**GIVEN INFORMATION**
○ ○ ○ ○ ○
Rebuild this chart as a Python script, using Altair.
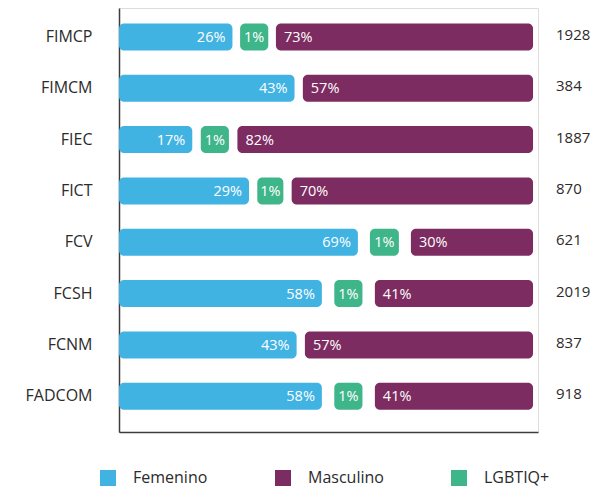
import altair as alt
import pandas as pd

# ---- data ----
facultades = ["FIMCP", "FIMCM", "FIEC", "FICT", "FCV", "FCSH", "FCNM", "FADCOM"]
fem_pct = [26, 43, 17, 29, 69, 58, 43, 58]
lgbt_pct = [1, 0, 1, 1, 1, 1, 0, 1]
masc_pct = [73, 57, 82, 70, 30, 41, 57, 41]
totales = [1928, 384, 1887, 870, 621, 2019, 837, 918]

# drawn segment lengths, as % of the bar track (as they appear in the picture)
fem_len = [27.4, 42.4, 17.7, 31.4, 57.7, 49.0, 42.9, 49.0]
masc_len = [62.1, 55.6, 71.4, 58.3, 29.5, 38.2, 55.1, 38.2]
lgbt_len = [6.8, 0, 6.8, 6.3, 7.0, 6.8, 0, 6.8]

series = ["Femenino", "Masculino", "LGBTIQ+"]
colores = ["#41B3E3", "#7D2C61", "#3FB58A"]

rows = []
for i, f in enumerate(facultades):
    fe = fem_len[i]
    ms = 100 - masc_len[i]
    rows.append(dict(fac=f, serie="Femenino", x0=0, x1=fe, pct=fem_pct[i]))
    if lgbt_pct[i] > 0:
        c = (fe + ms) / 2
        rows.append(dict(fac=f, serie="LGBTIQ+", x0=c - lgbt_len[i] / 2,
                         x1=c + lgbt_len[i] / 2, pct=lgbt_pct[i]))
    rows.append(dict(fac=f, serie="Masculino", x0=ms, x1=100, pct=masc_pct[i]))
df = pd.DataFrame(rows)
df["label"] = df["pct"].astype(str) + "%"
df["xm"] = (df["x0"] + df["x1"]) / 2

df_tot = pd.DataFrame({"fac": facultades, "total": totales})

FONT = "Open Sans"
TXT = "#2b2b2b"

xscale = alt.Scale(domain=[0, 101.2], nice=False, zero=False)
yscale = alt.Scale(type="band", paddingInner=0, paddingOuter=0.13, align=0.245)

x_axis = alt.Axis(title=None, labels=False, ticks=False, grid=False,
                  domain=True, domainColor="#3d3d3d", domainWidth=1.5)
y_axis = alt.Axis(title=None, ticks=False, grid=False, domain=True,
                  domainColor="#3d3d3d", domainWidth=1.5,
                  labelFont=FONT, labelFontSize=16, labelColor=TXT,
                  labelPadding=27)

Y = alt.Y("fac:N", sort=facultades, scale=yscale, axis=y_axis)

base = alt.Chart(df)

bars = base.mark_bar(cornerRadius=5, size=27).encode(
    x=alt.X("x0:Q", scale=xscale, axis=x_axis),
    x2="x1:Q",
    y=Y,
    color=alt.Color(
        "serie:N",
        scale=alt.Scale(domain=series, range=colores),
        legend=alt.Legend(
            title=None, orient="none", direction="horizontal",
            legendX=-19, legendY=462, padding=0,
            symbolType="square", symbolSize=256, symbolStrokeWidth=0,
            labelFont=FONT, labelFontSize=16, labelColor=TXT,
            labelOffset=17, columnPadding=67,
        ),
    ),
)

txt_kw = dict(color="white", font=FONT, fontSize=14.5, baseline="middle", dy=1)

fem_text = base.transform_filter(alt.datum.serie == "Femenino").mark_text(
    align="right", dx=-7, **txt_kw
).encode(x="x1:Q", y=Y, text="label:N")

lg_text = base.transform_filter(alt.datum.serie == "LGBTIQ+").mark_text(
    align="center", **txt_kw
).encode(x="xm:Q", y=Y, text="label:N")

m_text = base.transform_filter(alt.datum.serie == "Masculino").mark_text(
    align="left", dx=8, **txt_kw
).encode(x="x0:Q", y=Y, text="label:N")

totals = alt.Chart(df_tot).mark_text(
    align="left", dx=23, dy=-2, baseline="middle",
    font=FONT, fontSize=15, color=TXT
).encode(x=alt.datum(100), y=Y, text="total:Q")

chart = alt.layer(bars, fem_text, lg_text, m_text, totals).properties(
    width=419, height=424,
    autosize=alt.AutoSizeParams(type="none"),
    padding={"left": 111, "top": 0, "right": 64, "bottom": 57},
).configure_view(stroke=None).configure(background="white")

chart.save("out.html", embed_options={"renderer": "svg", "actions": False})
○ ○ ○ ○ ○
**PROBLEM REQUIREMENTS**
Transcribe the preceding listing in its entirety and with exact wording, leaving out pictures.

**SOLUTION**
Rebuild this chart as a Python script, using Altair.
import altair as alt
import pandas as pd

# ---- data ----
facultades = ["FIMCP", "FIMCM", "FIEC", "FICT", "FCV", "FCSH", "FCNM", "FADCOM"]
fem_pct = [26, 43, 17, 29, 69, 58, 43, 58]
lgbt_pct = [1, 0, 1, 1, 1, 1, 0, 1]
masc_pct = [73, 57, 82, 70, 30, 41, 57, 41]
totales = [1928, 384, 1887, 870, 621, 2019, 837, 918]

# drawn segment lengths, as % of the bar track (as they appear in the picture)
fem_len = [27.4, 42.4, 17.7, 31.4, 57.7, 49.0, 42.9, 49.0]
masc_len = [62.1, 55.6, 71.4, 58.3, 29.5, 38.2, 55.1, 38.2]
lgbt_len = [6.8, 0, 6.8, 6.3, 7.0, 6.8, 0, 6.8]

series = ["Femenino", "Masculino", "LGBTIQ+"]
colores = ["#41B3E3", "#7D2C61", "#3FB58A"]

rows = []
for i, f in enumerate(facultades):
    fe = fem_len[i]
    ms = 100 - masc_len[i]
    rows.append(dict(fac=f, serie="Femenino", x0=0, x1=fe, pct=fem_pct[i]))
    if lgbt_pct[i] > 0:
        c = (fe + ms) / 2
        rows.append(dict(fac=f, serie="LGBTIQ+", x0=c - lgbt_len[i] / 2,
                         x1=c + lgbt_len[i] / 2, pct=lgbt_pct[i]))
    rows.append(dict(fac=f, serie="Masculino", x0=ms, x1=100, pct=masc_pct[i]))
df = pd.DataFrame(rows)
df["label"] = df["pct"].astype(str) + "%"
df["xm"] = (df["x0"] + df["x1"]) / 2

df_tot = pd.DataFrame({"fac": facultades, "total": totales})

FONT = "Open Sans"
TXT = "#2b2b2b"

xscale = alt.Scale(domain=[0, 101.2], nice=False, zero=False)
yscale = alt.Scale(type="band", paddingInner=0, paddingOuter=0.13, align=0.245)

x_axis = alt.Axis(title=None, labels=False, ticks=False, grid=False,
                  domain=True, domainColor="#3d3d3d", domainWidth=1.5)
y_axis = alt.Axis(title=None, ticks=False, grid=False, domain=True,
                  domainColor="#3d3d3d", domainWidth=1.5,
                  labelFont=FONT, labelFontSize=16, labelColor=TXT,
                  labelPadding=27)

Y = alt.Y("fac:N", sort=facultades, scale=yscale, axis=y_axis)

base = alt.Chart(df)

bars = base.mark_bar(cornerRadius=5, size=27).encode(
    x=alt.X("x0:Q", scale=xscale, axis=x_axis),
    x2="x1:Q",
    y=Y,
    color=alt.Color(
        "serie:N",
        scale=alt.Scale(domain=series, range=colores),
        legend=alt.Legend(
            title=None, orient="none", direction="horizontal",
            legendX=-19, legendY=462, padding=0,
            symbolType="square", symbolSize=256, symbolStrokeWidth=0,
            labelFont=FONT, labelFontSize=16, labelColor=TXT,
            labelOffset=17, columnPadding=67,
        ),
    ),
)

txt_kw = dict(color="white", font=FONT, fontSize=14.5, baseline="middle", dy=1)

fem_text = base.transform_filter(alt.datum.serie == "Femenino").mark_text(
    align="right", dx=-7, **txt_kw
).encode(x="x1:Q", y=Y, text="label:N")

lg_text = base.transform_filter(alt.datum.serie == "LGBTIQ+").mark_text(
    align="center", **txt_kw
).encode(x="xm:Q", y=Y, text="label:N")

m_text = base.transform_filter(alt.datum.serie == "Masculino").mark_text(
    align="left", dx=8, **txt_kw
).encode(x="x0:Q", y=Y, text="label:N")

totals = alt.Chart(df_tot).mark_text(
    align="left", dx=23, dy=-2, baseline="middle",
    font=FONT, fontSize=15, color=TXT
).encode(x=alt.datum(100), y=Y, text="total:Q")

chart = alt.layer(bars, fem_text, lg_text, m_text, totals).properties(
    width=419, height=424,
    autosize=alt.AutoSizeParams(type="none"),
    padding={"left": 111, "top": 0, "right": 64, "bottom": 57},
).configure_view(stroke=None).configure(background="white")

chart.save("out.html", embed_options={"renderer": "svg", "actions": False})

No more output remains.